To further help make the determination, the attached ADL and IADL checklist provides a number of activities that parents and loved ones should be able to complete daily to ensure their ability to live independently. As their primary caregiver, assistance in completing theses tasks may start off small, but quickly escalate until servicing and assisting with all of their daily needs is no longer feasible. That is when seeking in-home care becomes a good choice for you and your loved one. Click here for Checklist:
Having the Conversation
Making the decision to move toward in-home care for a loved one is a delicate one that requires honest, careful conversation that adult children of elderly parents have to have. If you are the Health Care Power of Attorney or Legal Power of Attorney for someone then you have accepted the responsibility for ensuring their well-being when they can no longer do so. Though we want to do what’s best for our loved ones, remember it is their lives and they will be directly affected by the decisions. More often than not people want to stay in their own homes, choosing in-home care keeps them as independent as possible for as long as possible.
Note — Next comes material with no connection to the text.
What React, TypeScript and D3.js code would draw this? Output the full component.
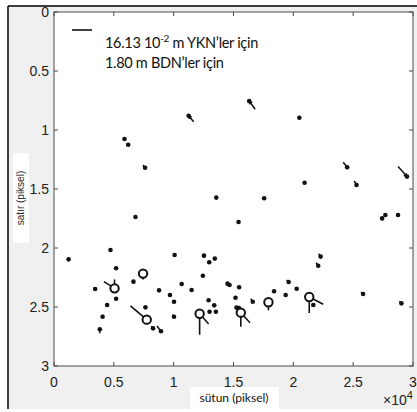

Home care is less expensive on average than other options, and more importantly when you choose in-home care your loved one is getting one on one care, versus an assisted living or other type of facility where they will be one of many people that an aide has to assist that day or shift.
According to the Federal Long Term Care Insurance Program, the national average annual cost of in-home care is $19/hour or $29,630/year (based on 6 hours per day, 5 days per week). Yet this cost is significantly lower than the national average cost of either an assisted living facility ($41,124/year) or a nursing home with a semi-private room ($82,855/year). Studies have found, in fact, that in-home care is preferable to a loved one being placed in an assisted living facility or a nursing home. Of course, paying for care out-of-pocket ensures that loved ones can receive the exact services that they require. Yet, the cost of in-home care can still be prohibitive for many families.
However, there are other ways to fund the cost of in home care such as:
- Long Term Care Insurance
- Medicaid and other public benefit programs (if eligible)
- Program of All-Inclusive Care for the Elderly (PACE) which includes home care
- Veteran’s benefits such as Aide and Attendant Care
- Paying a family member to be the care giver (some Medicaid programs and home health care agencies allow this).
- Adult Daycare Centers
Finally, consulting with an Elder Law attorney is an excellent way to help find the right solution for an elderly parent or loved one. Elder law attorneys are specifically trained to assist with estate and trust planning, applying for Medicaid, powers of attorney, assistance with VA benefits, Alzheimer’s planning and Hospice planning. Exploring all of your options before in-home care is necessary, will offer peace of mind and be a less stressful process for you and your loved ones.